© JUNGE FREIHEIT Verlag GmbH & Co.  www.jungefreiheit.de  29/12 13. Juli 2012

Der eloquente Misanthrop
Emile Ciorans „Pariser Notizen“ zwischen 1957 und 1972 liegen erstmals auf deutsch vor
Roderich Schmitz

Als 1994, nur wenige Monate vor Emile Ciorans Hinscheiden, Nicolaus Sombart die zweite Lieferung seiner Memoiren unter dem Titel „Pariser Lehrjahre 1951–54“ veröffentlichte, widmete er dem aus Siebenbürgen stammenden Wahlfranzosen darin ein Unterkapitel namens „Die nihilistische Sirene“. „Meine Abwendung von Carl Schmitt begann mit dem Schauder, den mir Ciorans Traktat einflößte“, erklärte dort Sombart junior, und er charakterisierte jenes Werk „Geschichte und Utopie“ – „vielleicht das Buch, das mich am besten ausdrückt“, wie Cioran in den nun endlich auf deutsch zugänglichen „Notizen“ meint – wie folgt: „Die Selbstzerstörungs-impulse eines neurasthenischen Individuums wurden hier verallgemeinert zu einer Theorie des politischen Handelns. Das waren die verruchten Gedanken, die der verruchten Tat vorausgehen. Der Propagandist des Suizids“, so Sombart, mutiere „zum Apologeten des Mordes“, „der Schreibkünstler zum Schreibtischtäter. Da hörte der Spaß auf.“ Tatsächlich?

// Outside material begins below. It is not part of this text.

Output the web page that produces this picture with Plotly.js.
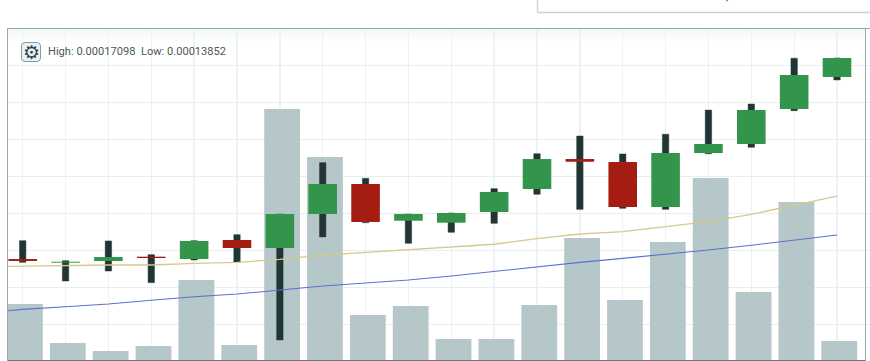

Nico Sombart, der sich vom einst vielversprechenden, ja brillanten jungen Soziologen aus dem Alfred-Weber-Kreis in seinen späteren Jahren zum gefeierten Literaten, weil intellektuellen Vatermörder mauserte, war wohl selber ein wenig mulmig zumute bei seiner unverfroren dem linken Zeitgeist huldigenden Denunziation, denn schon auf der nächsten Seite hieß es zugunsten Ciorans verschämt abwiegelnd: „So darf man das Augenzwinkern nicht übersehen, mit dem er seine schwarze Philosophie propagierte. In diesem Wahnsinn war Methode. Und in der Methode steckte ein gutes Stück maghrebinischer Schlitzohrigkeit.“

Dem Wiener Karolinger Verlag ist es geglückt, die von dem pekuniär ungleich potenteren Unseld-Unternehmen Suhrkamp 2001 veranstaltete magere Cioran-Auswahl jetzt um die restlichen vier Fünftel aufzustocken. Der ebenso bibliophile wie polyglotte Verleger Peter Weiß hat mit Hilfe seines Filius die ursprüngliche Übersetzung von Verena von der Heyden ergänzt und zart österreichisch eingefärbt – angemessen insofern, als Cioran sich durchaus als k.u.k. Untertan verstand, der sich von der Kaiserin Elisabeth alias „Sissi“ ebenso fasziniert wie von den Schlagern und Zigeunerweisen der Donaumonarchie überwältigt zeigte. Ohne Übertreibung läßt sich sagen, daß einem in diesem Band der eloquenteste Misanthrop des 20. Jahrhunderts begegnet, ein legitimer Nachfolger und Überbieter Schopenhauers, und es bedarf schon des kumulativen Effekts der vollen tausend Seiten, um die monomanische Energie zu bestaunen, mit der da jemand (vergeblich!) nach Gründen sucht, sich nicht umzubringen, um schließlich doch erst mit satten 84 Jahren abzutreten.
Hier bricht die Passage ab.